• [Given data]:
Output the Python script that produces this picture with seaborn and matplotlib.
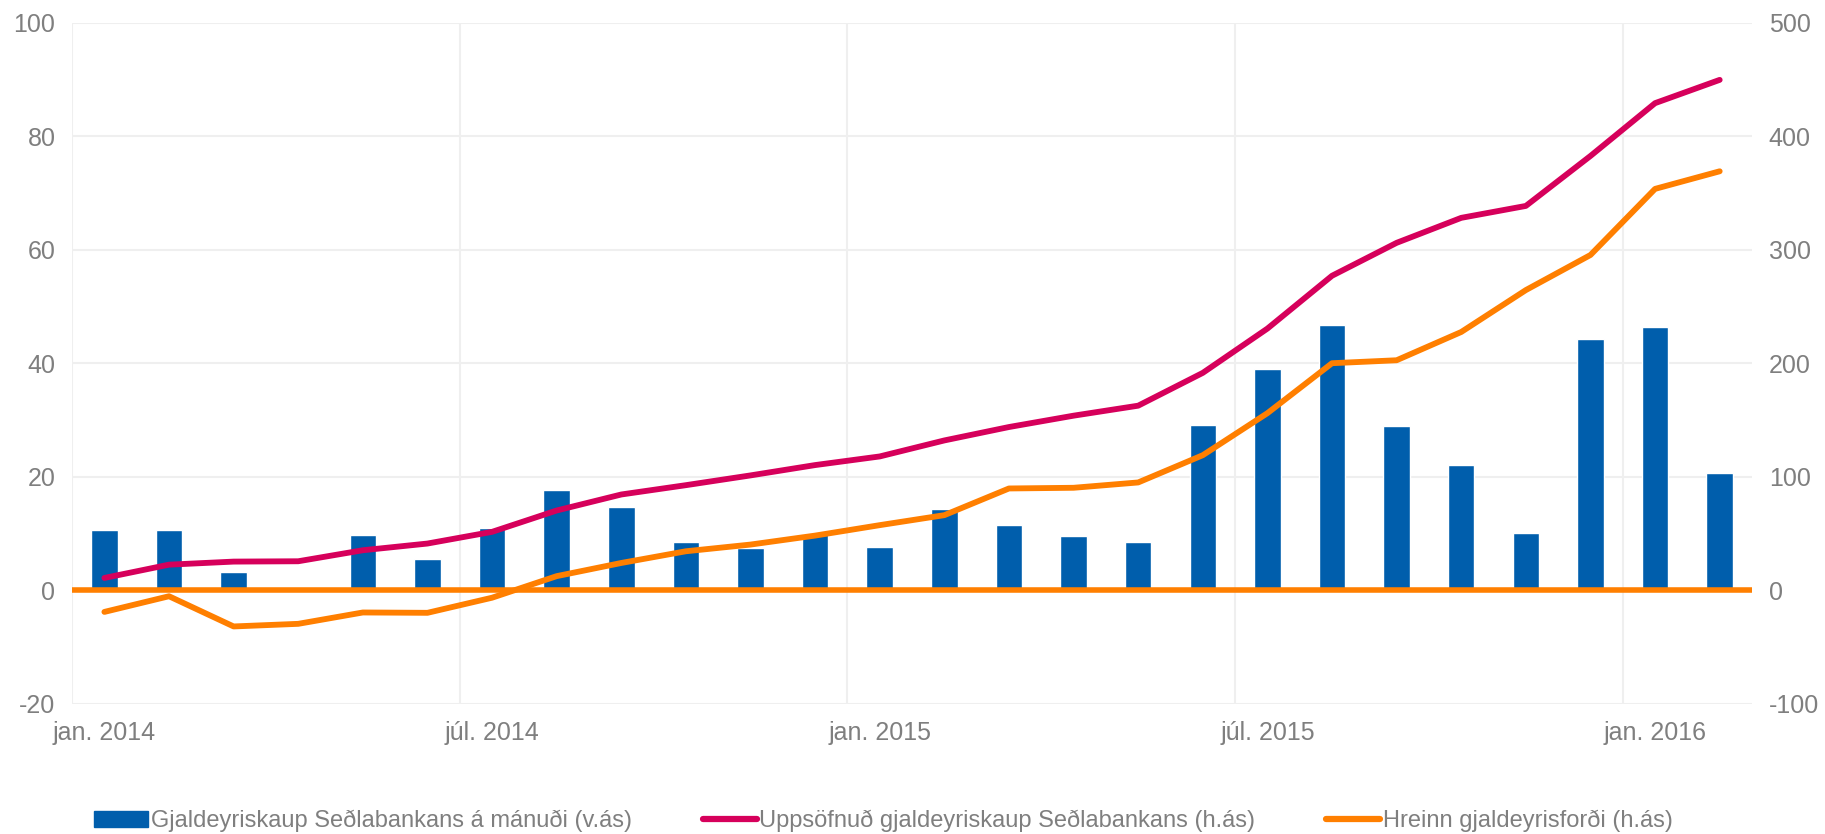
import pandas as pd
import seaborn as sns
import matplotlib.pyplot as plt
from matplotlib.patches import Patch
from matplotlib.lines import Line2D

# Mánuðir jan. 2014 - feb. 2016
manudir = ["jan. 2014", "feb. 2014", "mar. 2014", "apr. 2014", "maí. 2014", "jún. 2014",
           "júl. 2014", "ágú. 2014", "sep. 2014", "okt. 2014", "nóv. 2014", "des. 2014",
           "jan. 2015", "feb. 2015", "mar. 2015", "apr. 2015", "maí. 2015", "jún. 2015",
           "júl. 2015", "ágú. 2015", "sep. 2015", "okt. 2015", "nóv. 2015", "des. 2015",
           "jan. 2016", "feb. 2016"]

# Gjaldeyriskaup á mánuði (vinstri ás)
kaup = [10.6, 10.7, 3.2, 0.2, 9.8, 5.5, 10.9, 17.7, 14.6, 8.6, 7.4, 9.9, 7.7,
        14.3, 11.5, 9.6, 8.6, 29.2, 39.0, 46.8, 28.9, 22.1, 10.1, 44.3, 46.4, 20.7]

# Uppsöfnuð kaup (hægri ás)
uppsafnad = [10.9, 22.6, 25.3, 25.6, 35.3, 41.2, 51.5, 70.3, 84.4, 92.6, 101.2, 110.3, 117.9,
             132.0, 143.8, 153.8, 162.6, 191.5, 230.5, 277.0, 306.0, 328.0, 338.5, 382.5, 429.0, 449.5]

# Hreinn gjaldeyrisforði (hægri ás)
fordi = [-19.0, -5.2, -31.8, -29.5, -19.5, -19.8, -6.5, 12.5, 24.1, 34.4, 40.3, 48.2, 57.4,
         66.2, 89.7, 90.3, 95.0, 119.0, 156.0, 200.0, 202.6, 227.5, 264.4, 295.3, 353.5, 369.0]

tick_pos = [0, 6, 12, 18, 24]
tick_labels = ["jan. 2014", "júl. 2014", "jan. 2015", "júl. 2015", "jan. 2016"]

lbl_bar = "Gjaldeyriskaup Seðlabankans á mánuði (v.ás)"
lbl_cum = "Uppsöfnuð gjaldeyriskaup Seðlabankans (h.ás)"
lbl_net = "Hreinn gjaldeyrisforði (h.ás)"

BLUE = "#005EAC"
MAGENTA = "#D6005B"
ORANGE = "#FF7F00"
GREY = "#7F7F7F"
GRID = "#EFEFEF"

df = pd.DataFrame({"manudur": manudir, "kaup": kaup, "uppsafnad": uppsafnad, "fordi": fordi})
df["x"] = range(len(df))

sns.set_theme(style="white")
plt.rcParams["font.family"] = ["Liberation Sans", "DejaVu Sans"]
plt.rcParams["axes.unicode_minus"] = False

fig = plt.figure(figsize=(18.25, 8.34), dpi=100)
ax = fig.add_axes([0.0395, 0.156, 0.9205, 0.817])

sns.barplot(data=df, x="x", y="kaup", color=BLUE, width=0.41, saturation=1,
            ax=ax, zorder=3, order=list(range(len(df))))
ax.set_ylim(-20, 100)
ax.set_yticks(range(-20, 101, 20))
ax.set_xlim(-0.5, len(df) - 0.5)

# rúðunet
for y in range(-20, 101, 20):
    ax.axhline(y, color=GRID, lw=1.5, zorder=0)
for xb in [-0.5, 5.5, 11.5, 17.5, 23.5]:
    ax.axvline(xb, color=GRID, lw=1.5, zorder=0)

ax.set_xticks(tick_pos)
ax.set_xticklabels(tick_labels)
ax.set_xlabel("")
ax.set_ylabel("")
ax.tick_params(axis="both", length=0, labelsize=18, labelcolor=GREY)
ax.tick_params(axis="x", pad=12)
ax.tick_params(axis="y", pad=12)
for s in ax.spines.values():
    s.set_visible(False)

ax2 = ax.twinx()
sns.lineplot(data=df, x="x", y="uppsafnad", color=MAGENTA, lw=4.2, ax=ax2,
             solid_capstyle="round", solid_joinstyle="round", zorder=4)
sns.lineplot(data=df, x="x", y="fordi", color=ORANGE, lw=4.2, ax=ax2,
             solid_capstyle="round", solid_joinstyle="round", zorder=4)
ax2.axhline(0, color=ORANGE, lw=4, zorder=5)
ax2.set_ylim(-100, 500)
ax2.set_yticks(range(-100, 501, 100))
ax2.set_xlim(-0.5, len(df) - 0.5)
ax2.set_xlabel("")
ax2.set_ylabel("")
ax2.tick_params(axis="y", length=0, labelsize=18, labelcolor=GREY, pad=12)
for s in ax2.spines.values():
    s.set_visible(False)

handles = [Patch(color=BLUE), Line2D([], [], color=MAGENTA, lw=4.5, solid_capstyle="round"),
           Line2D([], [], color=ORANGE, lw=4.5, solid_capstyle="round")]
leg = fig.legend(handles, [lbl_bar, lbl_cum, lbl_net], loc="center", ncol=3,
                 bbox_to_anchor=(0.484, 0.0155), frameon=False, fontsize=17,
                 handlelength=2.3, handletextpad=0.1, columnspacing=3.0)
for t in leg.get_texts():
    t.set_color(GREY)

fig.savefig("out.png", dpi=100)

• [Short task]: All of the data above should be transcribed verbatim, with pictures omitted.

• [Exercise response]:
Output the Python script that produces this picture with seaborn and matplotlib.
import pandas as pd
import seaborn as sns
import matplotlib.pyplot as plt
from matplotlib.patches import Patch
from matplotlib.lines import Line2D

# Mánuðir jan. 2014 - feb. 2016
manudir = ["jan. 2014", "feb. 2014", "mar. 2014", "apr. 2014", "maí. 2014", "jún. 2014",
           "júl. 2014", "ágú. 2014", "sep. 2014", "okt. 2014", "nóv. 2014", "des. 2014",
           "jan. 2015", "feb. 2015", "mar. 2015", "apr. 2015", "maí. 2015", "jún. 2015",
           "júl. 2015", "ágú. 2015", "sep. 2015", "okt. 2015", "nóv. 2015", "des. 2015",
           "jan. 2016", "feb. 2016"]

# Gjaldeyriskaup á mánuði (vinstri ás)
kaup = [10.6, 10.7, 3.2, 0.2, 9.8, 5.5, 10.9, 17.7, 14.6, 8.6, 7.4, 9.9, 7.7,
        14.3, 11.5, 9.6, 8.6, 29.2, 39.0, 46.8, 28.9, 22.1, 10.1, 44.3, 46.4, 20.7]

# Uppsöfnuð kaup (hægri ás)
uppsafnad = [10.9, 22.6, 25.3, 25.6, 35.3, 41.2, 51.5, 70.3, 84.4, 92.6, 101.2, 110.3, 117.9,
             132.0, 143.8, 153.8, 162.6, 191.5, 230.5, 277.0, 306.0, 328.0, 338.5, 382.5, 429.0, 449.5]

# Hreinn gjaldeyrisforði (hægri ás)
fordi = [-19.0, -5.2, -31.8, -29.5, -19.5, -19.8, -6.5, 12.5, 24.1, 34.4, 40.3, 48.2, 57.4,
         66.2, 89.7, 90.3, 95.0, 119.0, 156.0, 200.0, 202.6, 227.5, 264.4, 295.3, 353.5, 369.0]

tick_pos = [0, 6, 12, 18, 24]
tick_labels = ["jan. 2014", "júl. 2014", "jan. 2015", "júl. 2015", "jan. 2016"]

lbl_bar = "Gjaldeyriskaup Seðlabankans á mánuði (v.ás)"
lbl_cum = "Uppsöfnuð gjaldeyriskaup Seðlabankans (h.ás)"
lbl_net = "Hreinn gjaldeyrisforði (h.ás)"

BLUE = "#005EAC"
MAGENTA = "#D6005B"
ORANGE = "#FF7F00"
GREY = "#7F7F7F"
GRID = "#EFEFEF"

df = pd.DataFrame({"manudur": manudir, "kaup": kaup, "uppsafnad": uppsafnad, "fordi": fordi})
df["x"] = range(len(df))

sns.set_theme(style="white")
plt.rcParams["font.family"] = ["Liberation Sans", "DejaVu Sans"]
plt.rcParams["axes.unicode_minus"] = False

fig = plt.figure(figsize=(18.25, 8.34), dpi=100)
ax = fig.add_axes([0.0395, 0.156, 0.9205, 0.817])

sns.barplot(data=df, x="x", y="kaup", color=BLUE, width=0.41, saturation=1,
            ax=ax, zorder=3, order=list(range(len(df))))
ax.set_ylim(-20, 100)
ax.set_yticks(range(-20, 101, 20))
ax.set_xlim(-0.5, len(df) - 0.5)

# rúðunet
for y in range(-20, 101, 20):
    ax.axhline(y, color=GRID, lw=1.5, zorder=0)
for xb in [-0.5, 5.5, 11.5, 17.5, 23.5]:
    ax.axvline(xb, color=GRID, lw=1.5, zorder=0)

ax.set_xticks(tick_pos)
ax.set_xticklabels(tick_labels)
ax.set_xlabel("")
ax.set_ylabel("")
ax.tick_params(axis="both", length=0, labelsize=18, labelcolor=GREY)
ax.tick_params(axis="x", pad=12)
ax.tick_params(axis="y", pad=12)
for s in ax.spines.values():
    s.set_visible(False)

ax2 = ax.twinx()
sns.lineplot(data=df, x="x", y="uppsafnad", color=MAGENTA, lw=4.2, ax=ax2,
             solid_capstyle="round", solid_joinstyle="round", zorder=4)
sns.lineplot(data=df, x="x", y="fordi", color=ORANGE, lw=4.2, ax=ax2,
             solid_capstyle="round", solid_joinstyle="round", zorder=4)
ax2.axhline(0, color=ORANGE, lw=4, zorder=5)
ax2.set_ylim(-100, 500)
ax2.set_yticks(range(-100, 501, 100))
ax2.set_xlim(-0.5, len(df) - 0.5)
ax2.set_xlabel("")
ax2.set_ylabel("")
ax2.tick_params(axis="y", length=0, labelsize=18, labelcolor=GREY, pad=12)
for s in ax2.spines.values():
    s.set_visible(False)

handles = [Patch(color=BLUE), Line2D([], [], color=MAGENTA, lw=4.5, solid_capstyle="round"),
           Line2D([], [], color=ORANGE, lw=4.5, solid_capstyle="round")]
leg = fig.legend(handles, [lbl_bar, lbl_cum, lbl_net], loc="center", ncol=3,
                 bbox_to_anchor=(0.484, 0.0155), frameon=False, fontsize=17,
                 handlelength=2.3, handletextpad=0.1, columnspacing=3.0)
for t in leg.get_texts():
    t.set_color(GREY)

fig.savefig("out.png", dpi=100)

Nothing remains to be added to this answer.